B) Attendu qu'il convient en outre d'examiner si les mesures attaquées ne sont pas néanmoins entachées d'une violation du traité, du fait d'avoir affecté la situation concurrentielle de la requérante d'une manière plus grave que ne l'auraient exigé l'objet et le but desdites mesures ;

- Que la réponse à cette question ne pourrait être affirmative que s'il était établi que la Haute Autorité aurait pu exempter la requérante de la péréquation sans compromettre le fonctionnement de cette dernière ;

Attendu que même s'il était vrai que l'exemption de la requérante, considérée isolement, ne porte pas une atteinte sérieuse au mécanisme de péréquation, vu la proportion peu considérable que représente sa consommation de ferraille, ce fait ne serait pourtant pas concluant ; qu'en effet, l'exonération de la requérante entraînerait forcément non seulement celle de toutes les autres fonderies de première fusion de la Communauté, mais également des demandes en exonération justifiées d'autres entreprises n'utilisant que relativement peu de ferraille ; que, de ce fait, le fonctionnement du mécanisme de péréquation se trouverait sensiblement menacé ;

- Que, par conséquent, les mesures attaquées ne dépassent pas les limites répondant à leur objet et à leur but ;

Attendu qu'il résulte de tout ce qui précède que le grief d'atteinte à la situation concurrentielle doit être rejeté.

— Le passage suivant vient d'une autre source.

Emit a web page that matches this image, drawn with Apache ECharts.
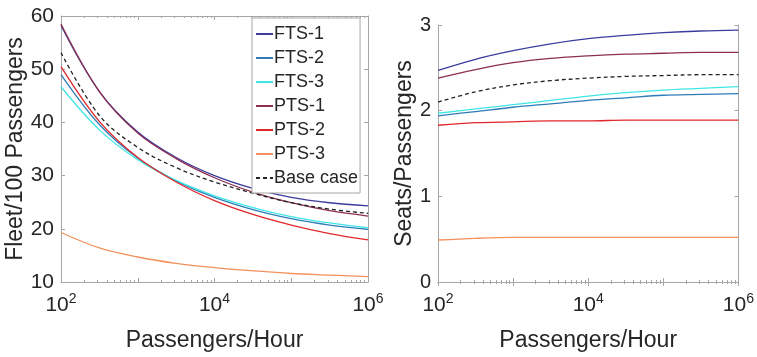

3. En ce qui concerne le grief de charge spéciale

Attendu que la requérante soulève en outre, contre la décision attaquée, le grief selon lequel cette décision l'aurait soumise à une charge spéciale interdite ;

- Que, cependant, la charge contre laquelle la requérante s'élève ne saurait en aucun cas être considérée comme "spéciale" ; que, bien au contraire, elle a un caractère général du fait qu'elle frappe en principe toutes les entreprises communautaires consommatrices de ferraille ; que le présent grief n'est donc pas fondé.

Attendu qu'il résulte de l'ensemble des considérations précédentes que le deuxième moyen de la requérante n'est pas fondé.

Attendu qu'aux termes de l'article 60, paragraphe premier, du règlement de la Cour de justice de la Communauté européenne du charbon et de l'acier, toute partie qui succombe doit être condamnée aux dépens ;

- qu'en l'espèce, la requérante a succombé sur tous les chefs de sa requête ;

- qu'elle doit donc supporter les dépens du litige.

Par ces motifs,

LA COUR,

Rejetant toutes autres conclusions plus amples ou contraires, déclare et arrête :

1. Le recours est rejeté comme non fondé.

2. La requérante est condamnée aux dépens de l'instance.